Evie: Decolonising Science and Capitalism

The cloning of the “Sonias” in Salt Fish Girl represents how capitalism at its extreme can extend colonial logics of extraction, rendering feminised bodies into hyper-efficient labour commodities. SynBio Corporation’s productions of Evie and her cloned counterparts—genetically engineered and branded for commercial desirability—embody a biocapitalist regime in which life itself becomes meaningless and disposable. Despite this, Lai’s portrayal of Miranda’s love for Evie disrupts the presumed fungibility of cloned labourers and restores individuality, agency, and relational depth to bodies deemed as biologically expendable. In addition, Lai refuses to allow her portrayal of biotechnology to remain solely a tool of domination and extraction. In Nalo Hopkinson’s assertion in her introduction to So Long Been Dreaming (2004), she states that postcolonial speculative fiction “reclaims the tools of science and the technologies of imagining the future” from their colonial inheritance. Evie’s emergence as a figure of desire and self determination despite oppression demonstrates how technoscientific systems, while an instrument of

corporate control, can simultaneously facilitate alternative futures and enact decolonial recreation. Rather than producing colonial hierarchies, Lai positions posthuman bodies as the very agents capable of imagining and enacting worlds beyond capitalism’s limits.

Reversing the Fetish and Patriarch: Agency and Free Will

Orientalist discourse renders the “Orient” as an object of mystery, eroticism and passivity (Burney, 2012)—a symbol of Asian femininity being an aesthetic object rather than a speaking subject.

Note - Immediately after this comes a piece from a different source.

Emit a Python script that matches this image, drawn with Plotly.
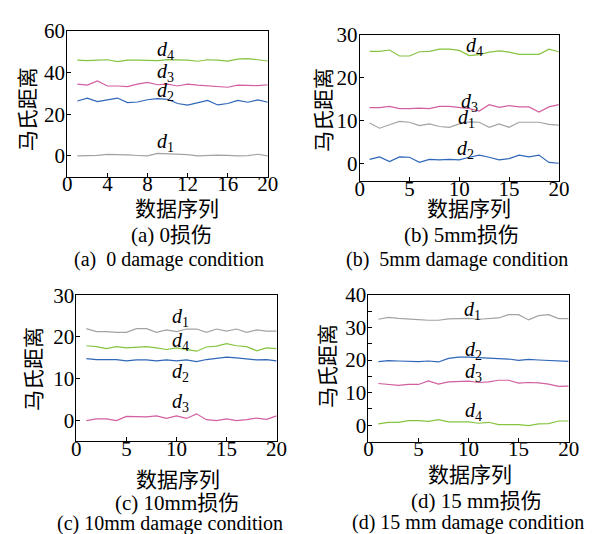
import plotly.graph_objects as go

W, H = 603, 534

x_vals = list(range(1, 21))

# Panel (a) 0 damage
a_d1 = [0, 0, 0.3, 0.7, 0.7, 0.5, 0.2, 0, 1.2, 1.1, 0.8, 0.6, 0, 0.3, 0.4, 0.3, 0, 0.1, 0.8, 0]
a_d2 = [26.4, 27.8, 26.1, 26.9, 27.8, 25.6, 25.9, 27.0, 27.5, 27.2, 25.2, 24.4, 25.5, 26.7, 24.5, 25.2, 26.7, 25.8, 26.9, 25.8]
a_d3 = [34.5, 34.0, 36.0, 33.6, 33.6, 33.3, 34.5, 35.3, 34.2, 34.5, 33.6, 34.5, 34.0, 33.7, 33.4, 33.0, 34.0, 34.0, 33.8, 34.2]
a_d4 = [46.0, 45.8, 46.0, 46.2, 45.3, 46.0, 46.0, 45.8, 45.8, 46.3, 46.2, 46.0, 45.5, 46.2, 46.0, 45.6, 46.5, 46.8, 46.2, 45.6]

# Panel (b) 5mm damage
b_d1 = [9.4, 8.2, 9.0, 9.8, 9.6, 8.8, 9.2, 8.6, 8.4, 9.2, 9.7, 9.6, 8.4, 9.2, 8.4, 9.6, 9.6, 9.6, 9.1, 8.9]
b_d2 = [0.9, 1.5, 0.4, 1.5, 1.4, 0.2, 0.9, 0.8, 0.9, 0.8, 1.4, 1.9, 1.4, 0.8, 1.1, 1.9, 1.5, 1.9, 0.2, 0.0]
b_d3 = [13.0, 13.0, 13.3, 12.8, 12.8, 12.9, 12.8, 13.3, 13.3, 13.0, 12.8, 12.2, 13.7, 13.1, 13.5, 13.2, 13.2, 12.0, 13.2, 13.7]
b_d4 = [26.2, 26.2, 26.5, 25.1, 25.1, 26.1, 26.2, 26.7, 26.7, 26.4, 25.2, 25.4, 26.0, 26.3, 26.0, 25.5, 25.5, 25.5, 26.7, 26.1]

# Panel (c) 10mm damage
c_d1 = [22.0, 21.3, 21.3, 21.1, 21.1, 22.0, 22.0, 21.1, 21.7, 21.3, 21.9, 21.9, 21.1, 21.9, 21.4, 21.9, 21.1, 21.7, 21.4, 21.4]
c_d2 = [14.8, 14.6, 14.6, 14.6, 14.3, 14.5, 14.5, 14.3, 14.5, 14.3, 14.5, 14.1, 14.6, 14.9, 15.2, 15.0, 14.7, 14.5, 14.6, 14.3]
c_d3 = [0.0, 0.4, 0.4, 0.0, 1.0, 0.9, 0.9, 1.1, 0.5, 1.1, 0.5, 1.6, 0.2, 0.0, 0.4, 0.0, 0.2, 0.6, 0.3, 1.1]
c_d4 = [17.9, 17.7, 17.2, 17.7, 17.4, 17.6, 17.7, 17.4, 17.0, 17.4, 17.0, 16.6, 17.6, 17.8, 18.4, 17.9, 17.7, 16.7, 17.4, 17.2]

# Panel (d) 15mm damage
d_d1 = [32.5, 33.1, 32.8, 32.5, 32.4, 32.2, 32.2, 32.6, 32.8, 32.8, 32.5, 32.7, 32.9, 33.9, 33.9, 32.3, 33.6, 33.9, 32.7, 32.7]
d_d2 = [19.5, 19.8, 19.7, 19.5, 19.5, 19.7, 19.4, 20.5, 20.9, 20.9, 20.8, 20.6, 20.5, 20.3, 19.9, 20.2, 20.0, 19.8, 19.7, 19.6]
d_d3 = [12.8, 12.4, 12.2, 12.5, 12.5, 13.6, 12.6, 13.3, 13.3, 13.5, 13.1, 13.3, 13.8, 13.8, 12.9, 13.1, 13.0, 12.6, 11.9, 12.0]
d_d4 = [0.4, 0.9, 0.9, 1.4, 1.4, 1.2, 1.7, 1.0, 1.0, 1.0, 0.6, 0.9, 0.2, 0.2, 0.2, -0.1, 0.4, 0.5, 1.3, 1.3]

y_title = "马氏距离"
x_title = "数据序列"
captions_cn = ["(a) 0损伤", "(b) 5mm损伤", "(c) 10mm损伤", "(d) 15 mm损伤"]
captions_en = ["(a)  0 damage condition", "(b)  5mm damage condition",
               "(c) 10mm damage condition", "(d) 15 mm damage condition"]

C_GRAY = "#a3a3a3"
C_BLUE = "#2f66b8"
C_PINK = "#d25fa0"
C_GREEN = "#86c440"

FONT = "Liberation Serif, Noto Sans CJK SC, serif"
NUM_FONT = "Liberation Serif"

def px(x):
    return x / W

def py(y):
    return 1 - y / H

# panel boxes in pixels: (left, right, top, bottom)
boxes = [(64, 270, 19.5, 168.5), (364.3, 569, 23.6, 173.3), (73.3, 279, 289.7, 439.3), (373.3, 579, 289.3, 439.4)]
yranges = [[-10, 60], [-4.25, 30], [-5, 30], [-5, 40]]
ydticks = [20, 10, 10, 10]
xdticks = [4, 5, 5, 5]

panels = [
    [(a_d1, C_GRAY, "1", 9.8, 6.4), (a_d2, C_BLUE, "2", 9.8, 31), (a_d3, C_PINK, "3", 9.8, 40), (a_d4, C_GREEN, "4", 9.8, 50.5)],
    [(b_d1, C_GRAY, "1", 10.7, 10.5), (b_d2, C_BLUE, "2", 10.6, 3.3), (b_d3, C_PINK, "3", 11.0, 14.3), (b_d4, C_GREEN, "4", 11.5, 27.3)],
    [(c_d1, C_GRAY, "1", 10.4, 24.7), (c_d2, C_BLUE, "2", 10.4, 11.6), (c_d3, C_PINK, "3", 10.4, 4.3), (c_d4, C_GREEN, "4", 10.4, 19.0)],
    [(d_d1, C_GRAY, "1", 10.4, 35.1), (d_d2, C_BLUE, "2", 10.5, 23.0), (d_d3, C_PINK, "3", 10.5, 16.3), (d_d4, C_GREEN, "4", 10.5, 4.3)],
]

ytitle_pos = [(23, 99), (327, 100), (30, 365), (332, 362)]
xtitle_pos = [(177, 202), (477, 202), (178, 479), (477.5, 474)]
cap_cn_pos = [(171, 228), (469, 228), (177, 502), (484, 500)]
cap_en_pos = [(168, 253), (464, 253), (170, 523), (476, 522)]

fig = go.Figure()
annotations = []

def note(x, y, text, size, xref="paper", yref="paper", angle=0):
    annotations.append(dict(x=x, y=y, xref=xref, yref=yref, text=text, textangle=angle,
                            showarrow=False, xanchor="center", yanchor="middle",
                            font=dict(family=FONT, size=size, color="black")))

for i, (box, series) in enumerate(zip(boxes, panels)):
    n = "" if i == 0 else str(i + 1)
    xa, ya = "x" + n, "y" + n
    l, r, t, b = box
    for vals, col, sub, lx, ly in series:
        fig.add_trace(go.Scatter(x=x_vals, y=vals, mode="lines", line=dict(color=col, width=1.2),
                                 xaxis=xa, yaxis=ya, showlegend=False, hoverinfo="skip"))
        note(lx, ly, "<i>d</i><sub>" + sub + "</sub>", 20, xref=xa, yref=ya)
    fig.update_layout(**{
        "xaxis" + n: dict(domain=[px(l), px(r)], range=[0, 20], dtick=xdticks[i], tick0=0, anchor=ya,
                          ticklabelstandoff=-12),
        "yaxis" + n: dict(domain=[py(b), py(t)], range=yranges[i], dtick=ydticks[i], tick0=0, anchor=xa,
                          ticklabelstandoff=-3),
    })
    note(px(ytitle_pos[i][0]), py(ytitle_pos[i][1]), y_title, 21, angle=-90)
    note(px(xtitle_pos[i][0]), py(xtitle_pos[i][1]), x_title, 21)
    note(px(cap_cn_pos[i][0]), py(cap_cn_pos[i][1]), captions_cn[i], 21)
    note(px(cap_en_pos[i][0]), py(cap_en_pos[i][1]), captions_en[i], 20)

axis_style = dict(showline=True, linecolor="black", linewidth=1, mirror=True,
                  ticks="inside", ticklen=4, tickcolor="black", tickwidth=1,
                  showgrid=False, zeroline=False,
                  tickfont=dict(family=NUM_FONT, size=21, color="black"))
fig.update_xaxes(**axis_style)
fig.update_yaxes(**axis_style)
fig.update_layout(yaxis4_minor=dict(dtick=5, ticks="inside", ticklen=4, tickcolor="black"))

fig.update_layout(width=W, height=H, margin=dict(l=0, r=0, t=0, b=0), autosize=False,
                  paper_bgcolor="white", plot_bgcolor="white", annotations=annotations)
fig.write_html("out.html", config={"displayModeBar": False},
               post_script="document.body.style.margin='0';document.body.style.overflow='hidden';")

Salt Fish Girl overturns this logic by granting these “fetishised” women narrative depth, agency, self-expression, and the autonomy to desire whoever, away from the colonial perception of rendering them conventionally decipherable and consumable. Lai foregrounds their contradictions and vulnerabilities—a reclamation of power that humanises these women. It is clearly shown in Salt Fish Girl that there is also an act of political gesture, where the dominant discourse of the created worshipping the (male) creator is reversed; it is the creator who is envious of the created (Reimer, 2010). This reversal destabilises the patriarchal and colonial hierarchies at its conceptual core. Nu Wa’s subsequent reincarnations further unsettle this exalted patriarchal god figure, blurring the binary between origin and followers that is deeply embedded historically in Orientalist narratives. By providing autonomy to the “fetish” and reversing the patriarch, Lai transforms the figure always prone to objectification into a medium for world-building, resistance, and alternative futurities challenging the epistemic violence of Orientalism and asserting a postcolonial imaginary in which marginalised bodies reshape the terms of creation, desire and becoming.

Conclusion

Coming out of Salt Fish Girl feels empowering—the novel does more than offer a speculative dream world; it asks me to face parts of myself shaped by colonial desire, silence and fetishisation. In Lai’s storytelling, the Other is not something to be defined or corrected, but someone to listen to—to let be without labels, categories and assumptions. That shift echoes through me: a reminder of how often history has named my body before I could speak for it. Through Nu Wa’s rebirths, Evie’s rebellion and Miranda’s longing, I began to see the Otherwise not as a utopia but as a practice for me to unlearn systems that shaped me. Lai showed me that resisting colonial structures does not have to be grand—it can happen quietly, through alternative modes of desire, cracked-open mythologies and bodies that simply refuse to conform. The knowing that other futures persist outside scripts we inherit fills me with hope. The Otherwise gives those possibilities a pulse—a learning to give the world a heart again, teaching me to imagine beyond my given origins and reclaim the futures I was always meant to inhabit.